* Requirement *
From the listing below, copy only the lines running from the line that contains "Emit a LaTeX" to the line that contains "width=257pt, minimum height=55pt]", both included.

* Data in this exercise *
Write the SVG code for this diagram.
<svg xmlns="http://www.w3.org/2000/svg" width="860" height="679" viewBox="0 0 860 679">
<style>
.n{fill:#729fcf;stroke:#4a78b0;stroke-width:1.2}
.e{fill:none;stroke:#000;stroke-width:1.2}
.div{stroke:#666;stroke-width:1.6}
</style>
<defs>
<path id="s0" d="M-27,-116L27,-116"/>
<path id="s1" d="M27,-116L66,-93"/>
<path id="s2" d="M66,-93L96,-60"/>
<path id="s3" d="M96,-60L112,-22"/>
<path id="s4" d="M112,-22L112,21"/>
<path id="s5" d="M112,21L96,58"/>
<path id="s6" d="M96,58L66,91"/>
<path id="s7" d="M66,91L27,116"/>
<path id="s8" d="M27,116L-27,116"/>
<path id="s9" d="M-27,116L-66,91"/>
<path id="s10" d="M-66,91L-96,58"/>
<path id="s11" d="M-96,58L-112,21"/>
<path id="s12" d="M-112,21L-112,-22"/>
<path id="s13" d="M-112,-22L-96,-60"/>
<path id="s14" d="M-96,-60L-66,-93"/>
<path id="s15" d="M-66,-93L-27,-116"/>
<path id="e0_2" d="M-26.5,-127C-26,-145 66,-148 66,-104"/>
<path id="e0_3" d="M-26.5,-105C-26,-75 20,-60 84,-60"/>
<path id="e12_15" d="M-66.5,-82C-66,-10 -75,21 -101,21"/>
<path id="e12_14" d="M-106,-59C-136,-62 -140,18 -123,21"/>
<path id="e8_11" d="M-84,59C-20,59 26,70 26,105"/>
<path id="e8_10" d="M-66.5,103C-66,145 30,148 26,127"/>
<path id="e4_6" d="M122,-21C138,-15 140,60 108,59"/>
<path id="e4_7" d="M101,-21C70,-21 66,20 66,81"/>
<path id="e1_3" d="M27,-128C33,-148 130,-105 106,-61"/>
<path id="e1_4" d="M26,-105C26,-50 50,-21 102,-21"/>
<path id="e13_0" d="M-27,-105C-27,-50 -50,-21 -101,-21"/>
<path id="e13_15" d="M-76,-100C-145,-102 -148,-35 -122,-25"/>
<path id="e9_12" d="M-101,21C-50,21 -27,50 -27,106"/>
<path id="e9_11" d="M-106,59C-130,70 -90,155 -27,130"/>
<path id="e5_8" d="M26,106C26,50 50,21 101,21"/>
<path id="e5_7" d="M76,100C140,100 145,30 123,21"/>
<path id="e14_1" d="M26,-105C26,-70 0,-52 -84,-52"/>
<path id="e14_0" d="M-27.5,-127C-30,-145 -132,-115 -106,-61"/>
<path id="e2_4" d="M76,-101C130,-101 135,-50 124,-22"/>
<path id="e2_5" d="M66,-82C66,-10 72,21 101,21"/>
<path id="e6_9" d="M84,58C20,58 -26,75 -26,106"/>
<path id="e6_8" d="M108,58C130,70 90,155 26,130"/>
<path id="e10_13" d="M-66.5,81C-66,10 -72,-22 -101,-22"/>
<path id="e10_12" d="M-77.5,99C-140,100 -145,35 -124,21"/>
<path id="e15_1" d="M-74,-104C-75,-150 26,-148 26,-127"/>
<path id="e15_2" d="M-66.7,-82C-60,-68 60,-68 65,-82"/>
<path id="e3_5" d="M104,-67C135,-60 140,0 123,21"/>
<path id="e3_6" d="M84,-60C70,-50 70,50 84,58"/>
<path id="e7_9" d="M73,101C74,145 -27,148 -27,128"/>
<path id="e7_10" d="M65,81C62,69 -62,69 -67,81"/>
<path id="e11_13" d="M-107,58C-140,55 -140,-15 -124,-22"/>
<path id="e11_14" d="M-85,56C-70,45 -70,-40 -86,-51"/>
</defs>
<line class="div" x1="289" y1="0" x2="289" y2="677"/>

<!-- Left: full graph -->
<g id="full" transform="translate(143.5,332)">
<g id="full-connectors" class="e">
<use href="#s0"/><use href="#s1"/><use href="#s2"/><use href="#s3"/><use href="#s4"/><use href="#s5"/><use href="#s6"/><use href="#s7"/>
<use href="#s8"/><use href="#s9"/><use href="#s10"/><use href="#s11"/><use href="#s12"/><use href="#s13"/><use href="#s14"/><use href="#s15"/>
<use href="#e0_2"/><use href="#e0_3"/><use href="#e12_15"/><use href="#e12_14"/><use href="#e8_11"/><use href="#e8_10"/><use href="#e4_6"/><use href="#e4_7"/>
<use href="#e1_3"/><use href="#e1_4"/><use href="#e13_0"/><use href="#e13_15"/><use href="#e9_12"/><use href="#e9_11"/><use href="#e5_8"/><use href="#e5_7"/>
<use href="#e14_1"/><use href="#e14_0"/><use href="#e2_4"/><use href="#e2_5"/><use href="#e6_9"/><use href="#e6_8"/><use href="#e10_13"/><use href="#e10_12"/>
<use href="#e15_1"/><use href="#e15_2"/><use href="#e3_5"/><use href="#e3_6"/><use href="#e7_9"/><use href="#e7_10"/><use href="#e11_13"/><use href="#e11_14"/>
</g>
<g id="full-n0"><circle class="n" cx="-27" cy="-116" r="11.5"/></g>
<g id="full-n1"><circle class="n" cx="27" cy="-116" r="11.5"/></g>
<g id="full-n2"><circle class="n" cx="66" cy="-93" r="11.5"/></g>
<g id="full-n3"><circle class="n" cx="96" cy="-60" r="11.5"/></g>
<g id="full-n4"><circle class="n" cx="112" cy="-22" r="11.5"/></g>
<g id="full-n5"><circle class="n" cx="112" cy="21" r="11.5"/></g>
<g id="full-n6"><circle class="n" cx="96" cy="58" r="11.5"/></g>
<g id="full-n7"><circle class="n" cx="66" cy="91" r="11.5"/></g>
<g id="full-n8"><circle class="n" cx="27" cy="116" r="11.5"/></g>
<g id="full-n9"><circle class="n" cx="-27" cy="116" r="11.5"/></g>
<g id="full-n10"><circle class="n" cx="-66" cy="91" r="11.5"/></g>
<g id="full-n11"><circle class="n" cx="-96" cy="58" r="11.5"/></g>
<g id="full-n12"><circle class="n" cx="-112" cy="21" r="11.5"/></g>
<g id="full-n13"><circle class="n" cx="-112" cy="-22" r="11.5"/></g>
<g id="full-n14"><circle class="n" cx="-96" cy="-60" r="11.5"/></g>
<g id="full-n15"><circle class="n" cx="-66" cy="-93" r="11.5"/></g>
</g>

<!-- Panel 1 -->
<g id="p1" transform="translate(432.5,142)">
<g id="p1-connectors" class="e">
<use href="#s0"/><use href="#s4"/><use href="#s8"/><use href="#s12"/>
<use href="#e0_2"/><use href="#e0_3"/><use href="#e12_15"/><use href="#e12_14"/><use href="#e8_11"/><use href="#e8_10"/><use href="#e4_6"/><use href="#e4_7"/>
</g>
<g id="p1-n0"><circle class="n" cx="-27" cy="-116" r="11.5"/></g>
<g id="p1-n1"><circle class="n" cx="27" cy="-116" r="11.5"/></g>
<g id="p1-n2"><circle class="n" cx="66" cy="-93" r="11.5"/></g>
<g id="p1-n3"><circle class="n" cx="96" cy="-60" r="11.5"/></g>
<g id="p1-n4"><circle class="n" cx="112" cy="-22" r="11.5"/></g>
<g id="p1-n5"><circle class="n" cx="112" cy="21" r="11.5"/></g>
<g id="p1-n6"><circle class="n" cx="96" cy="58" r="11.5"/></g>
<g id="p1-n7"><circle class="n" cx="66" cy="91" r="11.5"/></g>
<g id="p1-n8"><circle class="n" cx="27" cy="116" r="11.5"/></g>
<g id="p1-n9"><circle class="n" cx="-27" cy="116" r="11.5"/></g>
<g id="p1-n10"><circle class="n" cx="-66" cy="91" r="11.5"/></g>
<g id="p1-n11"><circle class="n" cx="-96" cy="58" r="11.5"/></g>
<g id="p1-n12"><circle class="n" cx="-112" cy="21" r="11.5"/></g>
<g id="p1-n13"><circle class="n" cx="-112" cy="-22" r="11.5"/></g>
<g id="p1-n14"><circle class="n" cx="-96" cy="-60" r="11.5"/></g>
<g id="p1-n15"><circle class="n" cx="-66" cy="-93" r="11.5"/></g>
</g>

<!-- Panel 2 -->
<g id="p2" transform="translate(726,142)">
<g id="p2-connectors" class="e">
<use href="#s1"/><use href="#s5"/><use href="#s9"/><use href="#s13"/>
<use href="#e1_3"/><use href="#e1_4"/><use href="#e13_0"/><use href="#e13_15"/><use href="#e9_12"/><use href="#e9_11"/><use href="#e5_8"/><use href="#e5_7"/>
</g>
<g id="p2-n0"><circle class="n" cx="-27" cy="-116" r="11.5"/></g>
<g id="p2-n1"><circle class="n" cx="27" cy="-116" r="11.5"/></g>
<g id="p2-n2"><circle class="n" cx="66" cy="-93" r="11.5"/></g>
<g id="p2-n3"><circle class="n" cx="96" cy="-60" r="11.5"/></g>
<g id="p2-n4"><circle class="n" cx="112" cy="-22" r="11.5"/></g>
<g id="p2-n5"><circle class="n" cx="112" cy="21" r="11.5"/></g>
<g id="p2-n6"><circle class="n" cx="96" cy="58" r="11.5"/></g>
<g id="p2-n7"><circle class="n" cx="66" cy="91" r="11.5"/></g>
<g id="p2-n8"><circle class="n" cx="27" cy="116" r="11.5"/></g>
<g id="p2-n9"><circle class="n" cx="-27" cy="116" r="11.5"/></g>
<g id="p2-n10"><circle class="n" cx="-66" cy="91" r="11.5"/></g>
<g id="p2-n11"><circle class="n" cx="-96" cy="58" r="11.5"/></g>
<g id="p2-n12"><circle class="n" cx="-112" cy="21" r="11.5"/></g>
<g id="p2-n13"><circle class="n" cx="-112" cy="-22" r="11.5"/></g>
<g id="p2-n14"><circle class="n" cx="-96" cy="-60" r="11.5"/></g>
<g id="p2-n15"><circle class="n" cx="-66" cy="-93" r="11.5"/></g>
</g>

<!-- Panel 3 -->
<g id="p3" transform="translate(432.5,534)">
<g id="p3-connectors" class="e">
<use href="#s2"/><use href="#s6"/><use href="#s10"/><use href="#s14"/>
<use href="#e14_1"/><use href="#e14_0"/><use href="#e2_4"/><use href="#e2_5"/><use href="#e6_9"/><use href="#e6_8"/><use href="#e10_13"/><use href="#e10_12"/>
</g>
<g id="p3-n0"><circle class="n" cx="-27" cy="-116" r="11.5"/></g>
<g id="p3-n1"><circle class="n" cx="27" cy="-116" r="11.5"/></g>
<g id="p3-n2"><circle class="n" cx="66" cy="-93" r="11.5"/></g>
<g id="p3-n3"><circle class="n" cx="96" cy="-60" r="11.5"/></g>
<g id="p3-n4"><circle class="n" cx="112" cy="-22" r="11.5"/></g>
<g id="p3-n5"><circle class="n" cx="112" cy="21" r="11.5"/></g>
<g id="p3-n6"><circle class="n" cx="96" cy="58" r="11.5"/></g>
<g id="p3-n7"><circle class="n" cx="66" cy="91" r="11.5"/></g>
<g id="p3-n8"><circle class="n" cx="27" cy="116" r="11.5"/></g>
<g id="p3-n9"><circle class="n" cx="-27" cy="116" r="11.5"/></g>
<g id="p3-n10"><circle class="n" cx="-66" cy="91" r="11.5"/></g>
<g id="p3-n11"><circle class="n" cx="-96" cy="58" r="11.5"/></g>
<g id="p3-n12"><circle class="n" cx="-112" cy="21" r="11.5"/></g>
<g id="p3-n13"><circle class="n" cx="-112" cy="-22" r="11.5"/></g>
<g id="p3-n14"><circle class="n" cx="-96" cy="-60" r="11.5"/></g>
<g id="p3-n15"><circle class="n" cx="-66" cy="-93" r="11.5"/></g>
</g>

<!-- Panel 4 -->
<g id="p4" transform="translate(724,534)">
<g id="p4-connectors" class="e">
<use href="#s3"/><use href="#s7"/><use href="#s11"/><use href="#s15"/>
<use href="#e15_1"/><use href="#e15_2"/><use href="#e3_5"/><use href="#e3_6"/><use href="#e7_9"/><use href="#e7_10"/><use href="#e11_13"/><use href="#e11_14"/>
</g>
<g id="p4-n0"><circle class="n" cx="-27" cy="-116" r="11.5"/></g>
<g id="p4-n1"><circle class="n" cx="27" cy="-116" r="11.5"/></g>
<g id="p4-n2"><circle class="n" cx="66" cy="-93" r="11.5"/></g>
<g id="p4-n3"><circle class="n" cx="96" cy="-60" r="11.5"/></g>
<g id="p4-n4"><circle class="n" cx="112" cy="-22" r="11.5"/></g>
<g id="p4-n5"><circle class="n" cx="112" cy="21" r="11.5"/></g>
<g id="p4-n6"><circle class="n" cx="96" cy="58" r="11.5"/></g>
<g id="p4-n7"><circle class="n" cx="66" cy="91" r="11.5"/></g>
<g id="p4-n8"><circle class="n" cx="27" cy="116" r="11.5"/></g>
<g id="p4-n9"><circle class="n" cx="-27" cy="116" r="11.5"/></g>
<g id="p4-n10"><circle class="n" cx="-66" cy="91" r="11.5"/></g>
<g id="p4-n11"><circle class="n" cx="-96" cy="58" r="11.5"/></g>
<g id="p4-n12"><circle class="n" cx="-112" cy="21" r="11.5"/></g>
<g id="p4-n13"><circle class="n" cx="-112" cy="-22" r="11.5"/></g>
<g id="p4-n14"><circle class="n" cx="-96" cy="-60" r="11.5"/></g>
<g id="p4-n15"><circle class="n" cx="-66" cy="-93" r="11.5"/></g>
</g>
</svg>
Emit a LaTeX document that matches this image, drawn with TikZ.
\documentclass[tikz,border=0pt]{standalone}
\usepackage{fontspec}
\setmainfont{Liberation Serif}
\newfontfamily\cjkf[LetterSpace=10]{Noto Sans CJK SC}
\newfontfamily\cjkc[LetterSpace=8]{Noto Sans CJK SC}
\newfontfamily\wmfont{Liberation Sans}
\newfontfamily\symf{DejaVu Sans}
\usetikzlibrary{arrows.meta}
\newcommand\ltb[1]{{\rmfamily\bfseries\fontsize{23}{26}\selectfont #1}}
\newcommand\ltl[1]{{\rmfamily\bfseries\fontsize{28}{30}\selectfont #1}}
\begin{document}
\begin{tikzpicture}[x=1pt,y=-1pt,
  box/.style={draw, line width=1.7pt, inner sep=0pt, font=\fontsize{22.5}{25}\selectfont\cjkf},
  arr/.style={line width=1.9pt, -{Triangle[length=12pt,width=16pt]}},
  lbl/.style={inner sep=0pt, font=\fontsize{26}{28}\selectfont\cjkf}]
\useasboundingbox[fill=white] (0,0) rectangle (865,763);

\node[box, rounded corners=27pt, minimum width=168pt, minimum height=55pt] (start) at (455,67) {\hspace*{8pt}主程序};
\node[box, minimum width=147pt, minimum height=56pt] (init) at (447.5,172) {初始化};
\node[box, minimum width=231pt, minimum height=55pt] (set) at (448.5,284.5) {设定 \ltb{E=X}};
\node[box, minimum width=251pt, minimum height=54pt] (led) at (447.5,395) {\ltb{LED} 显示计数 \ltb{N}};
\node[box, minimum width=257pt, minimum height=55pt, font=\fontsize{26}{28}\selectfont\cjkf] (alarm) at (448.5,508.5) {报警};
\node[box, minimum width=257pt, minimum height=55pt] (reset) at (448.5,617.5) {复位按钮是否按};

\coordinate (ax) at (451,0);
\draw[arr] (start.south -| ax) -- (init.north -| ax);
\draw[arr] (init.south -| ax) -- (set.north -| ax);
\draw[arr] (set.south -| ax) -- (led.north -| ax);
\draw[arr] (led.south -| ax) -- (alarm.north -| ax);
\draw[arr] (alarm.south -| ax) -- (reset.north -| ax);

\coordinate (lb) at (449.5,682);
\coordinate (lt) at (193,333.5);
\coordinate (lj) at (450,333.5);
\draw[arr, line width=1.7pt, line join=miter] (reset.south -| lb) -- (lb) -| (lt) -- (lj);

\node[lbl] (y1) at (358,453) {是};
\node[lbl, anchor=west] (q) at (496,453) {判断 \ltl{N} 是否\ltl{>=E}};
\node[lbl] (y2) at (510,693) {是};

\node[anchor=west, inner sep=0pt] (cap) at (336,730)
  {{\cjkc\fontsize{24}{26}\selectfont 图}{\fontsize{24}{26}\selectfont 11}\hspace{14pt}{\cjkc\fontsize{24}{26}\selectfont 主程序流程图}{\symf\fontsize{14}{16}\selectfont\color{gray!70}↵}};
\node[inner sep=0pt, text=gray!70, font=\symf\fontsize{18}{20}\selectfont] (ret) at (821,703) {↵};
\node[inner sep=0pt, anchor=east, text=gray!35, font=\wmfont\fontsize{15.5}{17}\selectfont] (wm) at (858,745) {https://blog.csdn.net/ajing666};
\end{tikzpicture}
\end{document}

* Solution for this exercise *
Emit a LaTeX document that matches this image, drawn with TikZ.
\documentclass[tikz,border=0pt]{standalone}
\usepackage{fontspec}
\setmainfont{Liberation Serif}
\newfontfamily\cjkf[LetterSpace=10]{Noto Sans CJK SC}
\newfontfamily\cjkc[LetterSpace=8]{Noto Sans CJK SC}
\newfontfamily\wmfont{Liberation Sans}
\newfontfamily\symf{DejaVu Sans}
\usetikzlibrary{arrows.meta}
\newcommand\ltb[1]{{\rmfamily\bfseries\fontsize{23}{26}\selectfont #1}}
\newcommand\ltl[1]{{\rmfamily\bfseries\fontsize{28}{30}\selectfont #1}}
\begin{document}
\begin{tikzpicture}[x=1pt,y=-1pt,
  box/.style={draw, line width=1.7pt, inner sep=0pt, font=\fontsize{22.5}{25}\selectfont\cjkf},
  arr/.style={line width=1.9pt, -{Triangle[length=12pt,width=16pt]}},
  lbl/.style={inner sep=0pt, font=\fontsize{26}{28}\selectfont\cjkf}]
\useasboundingbox[fill=white] (0,0) rectangle (865,763);

\node[box, rounded corners=27pt, minimum width=168pt, minimum height=55pt] (start) at (455,67) {\hspace*{8pt}主程序};
\node[box, minimum width=147pt, minimum height=56pt] (init) at (447.5,172) {初始化};
\node[box, minimum width=231pt, minimum height=55pt] (set) at (448.5,284.5) {设定 \ltb{E=X}};
\node[box, minimum width=251pt, minimum height=54pt] (led) at (447.5,395) {\ltb{LED} 显示计数 \ltb{N}};
\node[box, minimum width=257pt, minimum height=55pt, font=\fontsize{26}{28}\selectfont\cjkf] (alarm) at (448.5,508.5) {报警};
\node[box, minimum width=257pt, minimum height=55pt] (reset) at (448.5,617.5) {复位按钮是否按};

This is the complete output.